The caveat here is that UK equities started their post crack-up boom recovery in the mid-1970s after a crushing bear market which left stocks trading on an average of barely five times forward earnings.

The UK now trades on a mid-teens-earnings multiple and the US is on the low-20s, so the starting points are very different on this occasion.

2.Deflation or disinflation

Deflation, or at least disinflation, would lean towards cash and bonds, uncomfortable as that may sound, especially given where yields are right now.

If prices start falling, even those modest (or even negative nominal) returns would look appealing, given the capital preservation they would offer.

In the case of deflation, the odds on central banks returning to aggressive quantitative easing and negative interest rate policies must be good, creating a price insensitive buyer for fixed-income instruments, especially government bonds.

A repeat of the last 10 years’ low-growth, low-inflation, low-rates environment could also lead investors to stick with another asset class that has worked so well for the last decade, namely growth stocks, such as tech, biotech and social media.

These firms are considered capable of generating earnings growth almost regardless of the economic conditions and as such are highly prized and enjoy premium valuations as a result.

The caveat is that it is unusual for the globe to remain in a steady state for too long – change is the only constant.

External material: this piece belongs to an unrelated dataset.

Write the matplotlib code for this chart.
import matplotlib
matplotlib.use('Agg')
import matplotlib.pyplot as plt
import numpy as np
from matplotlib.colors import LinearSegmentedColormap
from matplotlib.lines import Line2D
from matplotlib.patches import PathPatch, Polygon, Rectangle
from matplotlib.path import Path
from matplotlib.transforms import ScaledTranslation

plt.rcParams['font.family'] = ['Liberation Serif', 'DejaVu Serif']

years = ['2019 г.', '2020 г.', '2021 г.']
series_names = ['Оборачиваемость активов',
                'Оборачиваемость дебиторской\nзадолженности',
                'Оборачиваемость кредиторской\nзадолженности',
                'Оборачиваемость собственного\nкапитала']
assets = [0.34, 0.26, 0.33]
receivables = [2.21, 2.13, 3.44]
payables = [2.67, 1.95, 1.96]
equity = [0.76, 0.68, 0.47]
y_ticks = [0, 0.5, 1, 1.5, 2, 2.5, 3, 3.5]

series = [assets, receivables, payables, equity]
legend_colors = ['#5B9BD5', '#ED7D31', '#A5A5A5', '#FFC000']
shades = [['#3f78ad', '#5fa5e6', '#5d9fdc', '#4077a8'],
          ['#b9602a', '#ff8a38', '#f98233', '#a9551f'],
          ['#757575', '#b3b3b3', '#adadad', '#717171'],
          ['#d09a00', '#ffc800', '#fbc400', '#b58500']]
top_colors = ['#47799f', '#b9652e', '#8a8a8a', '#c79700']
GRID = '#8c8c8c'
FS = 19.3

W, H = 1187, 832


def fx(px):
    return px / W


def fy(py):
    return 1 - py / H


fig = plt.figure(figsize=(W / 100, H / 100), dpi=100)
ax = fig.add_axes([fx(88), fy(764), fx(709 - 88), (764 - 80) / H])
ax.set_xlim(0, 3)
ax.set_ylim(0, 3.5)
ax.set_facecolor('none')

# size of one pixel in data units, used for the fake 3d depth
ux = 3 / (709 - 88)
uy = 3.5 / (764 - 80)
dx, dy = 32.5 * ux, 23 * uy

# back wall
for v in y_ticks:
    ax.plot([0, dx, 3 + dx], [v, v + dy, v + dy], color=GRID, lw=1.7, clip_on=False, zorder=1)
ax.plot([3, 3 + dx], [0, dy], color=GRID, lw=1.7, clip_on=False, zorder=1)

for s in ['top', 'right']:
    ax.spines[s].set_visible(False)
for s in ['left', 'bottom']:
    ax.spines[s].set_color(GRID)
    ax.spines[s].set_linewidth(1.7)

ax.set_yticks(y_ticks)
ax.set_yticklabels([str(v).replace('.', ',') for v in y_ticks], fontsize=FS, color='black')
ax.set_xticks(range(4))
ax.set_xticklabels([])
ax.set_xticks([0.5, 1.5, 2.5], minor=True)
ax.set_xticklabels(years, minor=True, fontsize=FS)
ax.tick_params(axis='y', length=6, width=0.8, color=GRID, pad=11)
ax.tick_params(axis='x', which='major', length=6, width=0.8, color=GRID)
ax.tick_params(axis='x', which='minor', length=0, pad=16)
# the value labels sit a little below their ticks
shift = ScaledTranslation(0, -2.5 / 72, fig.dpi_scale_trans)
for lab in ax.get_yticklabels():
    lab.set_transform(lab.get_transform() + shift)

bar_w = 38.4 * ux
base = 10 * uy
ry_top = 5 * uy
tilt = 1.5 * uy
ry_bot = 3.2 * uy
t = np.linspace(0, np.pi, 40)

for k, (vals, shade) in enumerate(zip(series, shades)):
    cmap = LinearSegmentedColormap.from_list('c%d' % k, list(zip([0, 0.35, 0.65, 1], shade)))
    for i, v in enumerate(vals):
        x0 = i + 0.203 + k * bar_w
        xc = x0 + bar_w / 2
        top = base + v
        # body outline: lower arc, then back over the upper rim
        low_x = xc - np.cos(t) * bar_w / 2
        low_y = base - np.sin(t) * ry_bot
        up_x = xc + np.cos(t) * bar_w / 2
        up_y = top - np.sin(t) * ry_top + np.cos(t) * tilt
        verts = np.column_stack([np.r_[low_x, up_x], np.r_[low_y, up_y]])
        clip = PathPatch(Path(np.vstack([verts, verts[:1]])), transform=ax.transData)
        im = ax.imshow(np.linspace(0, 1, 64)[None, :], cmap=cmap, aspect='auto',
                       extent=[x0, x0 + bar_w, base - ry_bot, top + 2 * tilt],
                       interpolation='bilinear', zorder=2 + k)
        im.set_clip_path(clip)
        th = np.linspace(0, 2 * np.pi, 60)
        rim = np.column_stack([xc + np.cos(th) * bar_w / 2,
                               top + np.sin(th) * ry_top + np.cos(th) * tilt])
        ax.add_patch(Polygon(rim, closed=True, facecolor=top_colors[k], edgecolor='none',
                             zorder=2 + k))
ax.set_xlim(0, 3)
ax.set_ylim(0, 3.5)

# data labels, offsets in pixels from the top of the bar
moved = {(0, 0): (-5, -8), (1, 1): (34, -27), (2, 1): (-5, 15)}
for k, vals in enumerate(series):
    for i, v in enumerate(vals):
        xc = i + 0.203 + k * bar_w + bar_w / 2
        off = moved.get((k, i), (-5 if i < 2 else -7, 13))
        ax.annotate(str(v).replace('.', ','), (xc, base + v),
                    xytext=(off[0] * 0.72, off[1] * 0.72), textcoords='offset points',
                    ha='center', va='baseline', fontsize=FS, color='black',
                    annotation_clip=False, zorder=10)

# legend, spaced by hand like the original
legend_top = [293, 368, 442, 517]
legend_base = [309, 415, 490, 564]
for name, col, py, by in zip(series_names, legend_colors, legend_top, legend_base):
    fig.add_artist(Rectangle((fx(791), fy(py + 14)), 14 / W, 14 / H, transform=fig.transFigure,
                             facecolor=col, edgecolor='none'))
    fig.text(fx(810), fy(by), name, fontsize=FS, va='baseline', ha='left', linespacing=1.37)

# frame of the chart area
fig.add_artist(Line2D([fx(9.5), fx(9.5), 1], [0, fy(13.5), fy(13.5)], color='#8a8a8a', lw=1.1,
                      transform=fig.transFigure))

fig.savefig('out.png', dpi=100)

It is tempting to extrapolate our most recent experiences and base our future expectations upon them but from an investment point of view this often leads to trouble.

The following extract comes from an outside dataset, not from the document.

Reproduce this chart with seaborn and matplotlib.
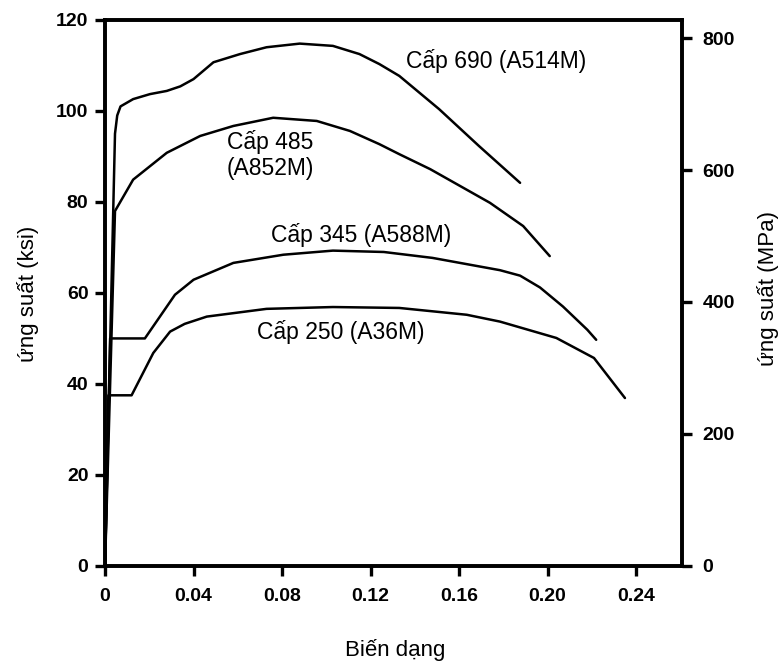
import matplotlib
matplotlib.use("Agg")
import matplotlib.pyplot as plt
import seaborn as sns
import pandas as pd

# ---- data (strain, stress in ksi) ----
g690_strain = [0, 0.0045, 0.0055, 0.0070, 0.0127, 0.0203, 0.0279, 0.034, 0.040, 0.049, 0.061, 0.073,
               0.088, 0.103, 0.115, 0.124, 0.133, 0.151, 0.169, 0.1876]
g690_ksi = [0, 95, 99, 101, 102.6, 103.7, 104.4, 105.4, 107.0, 110.7, 112.5, 114.0,
            114.8, 114.3, 112.5, 110.3, 107.7, 100.4, 92.3, 84.2]

g485_strain = [0, 0.0045, 0.0127, 0.0279, 0.043, 0.058, 0.076, 0.0957, 0.1107, 0.124, 0.133,
               0.147, 0.174, 0.189, 0.201]
g485_ksi = [0, 78, 84.9, 90.8, 94.5, 96.7, 98.5, 97.8, 95.6, 92.7, 90.5,
            87.2, 79.8, 74.7, 68.1]

g345_strain = [0, 0.0023, 0.018, 0.0316, 0.040, 0.058, 0.0806, 0.103, 0.126, 0.148, 0.1785,
               0.1876, 0.1966, 0.207, 0.218, 0.222]
g345_ksi = [0, 50, 50, 59.6, 62.9, 66.6, 68.4, 69.3, 69.0, 67.7, 65.0,
            63.8, 61.2, 57.0, 51.9, 49.7]

g250_strain = [0, 0.0015, 0.012, 0.0218, 0.0294, 0.036, 0.046, 0.073, 0.103, 0.133, 0.1635,
               0.1785, 0.204, 0.221, 0.235]
g250_ksi = [0, 37.5, 37.5, 46.8, 51.5, 53.2, 54.8, 56.5, 56.9, 56.7, 55.2,
            53.7, 50.1, 45.7, 36.9]

grade_labels = ["Cấp 690 (A514M)", "Cấp 485\n(A852M)", "Cấp 345 (A588M)", "Cấp 250 (A36M)"]
label_pos = [(0.1767, 110.9), (0.0748, 90.3), (0.1156, 72.8), (0.1066, 51.5)]

x_ticks = [0, 0.04, 0.08, 0.12, 0.16, 0.20, 0.24]
x_ticklabels = ["0", "0.04", "0.08", "0.12", "0.16", "0.20", "0.24"]
ksi_ticks = [0, 20, 40, 60, 80, 100, 120]
mpa_ticks = [0, 200, 400, 600, 800]
KSI_TO_MPA = 6.895

sns.set_style("ticks")
plt.rcParams['font.family'] = ['Liberation Sans', 'DejaVu Sans']
plt.rcParams['text.color'] = 'black'

fig = plt.figure(figsize=(7.81, 6.65), dpi=100)
ax = fig.add_axes([0.1345, 0.149, 0.7385, 0.821])

curves = [(g690_strain, g690_ksi), (g485_strain, g485_ksi),
          (g345_strain, g345_ksi), (g250_strain, g250_ksi)]
for (xs, ys), name in zip(curves, grade_labels):
    df = pd.DataFrame({"strain": xs, "ksi": ys})
    sns.lineplot(data=df, x="strain", y="ksi", ax=ax, color="black", lw=1.8,
                 sort=False, estimator=None)

for name, (lx, ly) in zip(grade_labels, label_pos):
    ax.text(lx, ly, name, ha="center", va="center", fontsize=16.5, color="black",
            linespacing=1.2)

ax.set_xlim(0, 0.2607)
ax.set_ylim(0, 120)
ax.set_xticks(x_ticks)
ax.set_xticklabels(x_ticklabels)
ax.set_yticks(ksi_ticks)
for s in ax.spines.values():
    s.set_linewidth(2.6)
    s.set_color("black")
ax.tick_params(axis="both", direction="out", length=7, width=2.4, labelsize=14, pad=5,
               colors="black")
ax.tick_params(axis="x", pad=9)
for lab in ax.get_xticklabels() + ax.get_yticklabels():
    lab.set_fontweight("bold")
ax.set_xlabel("")
ax.set_ylabel("")

ax2 = ax.twinx()
ax2.set_ylim(0, 120 * KSI_TO_MPA)
ax2.set_yticks(mpa_ticks)
for s in ax2.spines.values():
    s.set_linewidth(2.6)
    s.set_color("black")
ax2.tick_params(axis="y", direction="out", length=7, width=2.4, labelsize=14, pad=8,
                colors="black")
for lab in ax2.get_yticklabels():
    lab.set_fontweight("bold")

fig.text(0.036, 0.558, "ứng suất (ksi)", rotation=90, ha="center", va="center",
         fontsize=16, color="black")
fig.text(0.983, 0.566, "ứng suất (MPa)", rotation=90, ha="center", va="center",
         fontsize=16, color="black")
fig.text(0.506, 0.022, "Biến dạng", ha="center", va="center", fontsize=16, color="black")

fig.savefig("out.png", dpi=100, facecolor="white")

Anyone who bought Japan in 1990, tech media and telecoms in 2000 and China and mining stocks in 2010 – all after a decade of stunning performance – would have suffered terrible returns for the next decade and more.

3. Stagflation

Stagflation is much the rarest scenario and we only have the 1970s to lean upon. It is possible to argue there are clear parallels between then and now – governments scrabbling to find money for welfare programmes, easy money in the form of fiscal stimulus, a potential energy shock and heightened geopolitical tensions – with the result that we could yet have to face the worst of both worlds: limited or negative GDP growth and sticky or rising prices.

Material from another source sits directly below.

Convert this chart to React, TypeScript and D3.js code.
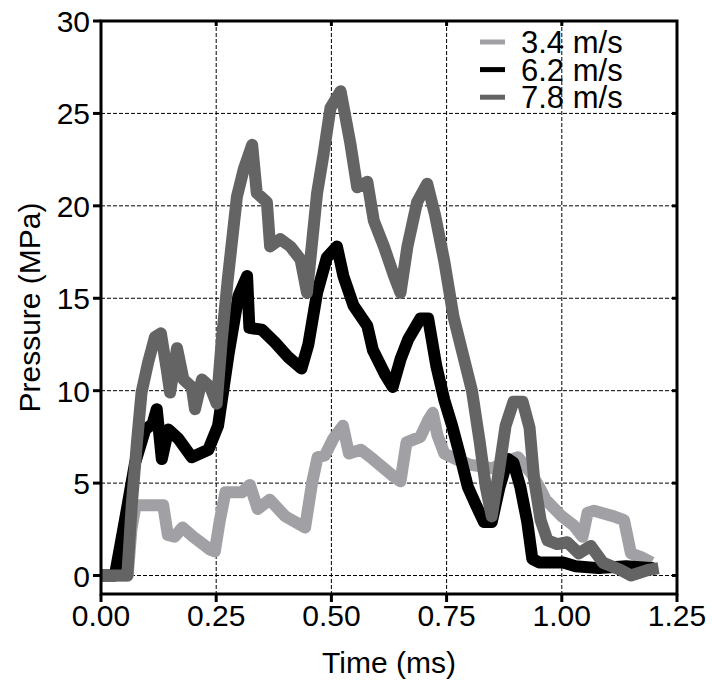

In the 1970s, gold was the best performing asset by a mile, as it surged from $35 an ounce to a peak above $800. The caveat is that we are starting off at $1,800 an ounce this time around.

Think about the future

No-one knows what is coming. But we do know what the markets are pricing in, because equities (‘paper assets’) have outperformed commodities (‘real assets’) hands down for a decade, with growth and tech stocks leading the way.

That implies markets still have faith in central banks, see the current inflationary spike as transitory and believe the formula for the last decade will remain the same in the next one.

That could come to pass. But if nothing else, investors know that any deviation from that path, in the form of inflation or stagflation, could cause volatility and see different asset classes come to the fore.

A portfolio that prepares for all three scenarios through diversified asset allocation might be a plan to consider, complete with some cash for downside protection and scope to buy amid any wider shakedown, even if the investor may then choose to tilt that allocation to the scenario they feel is most likely.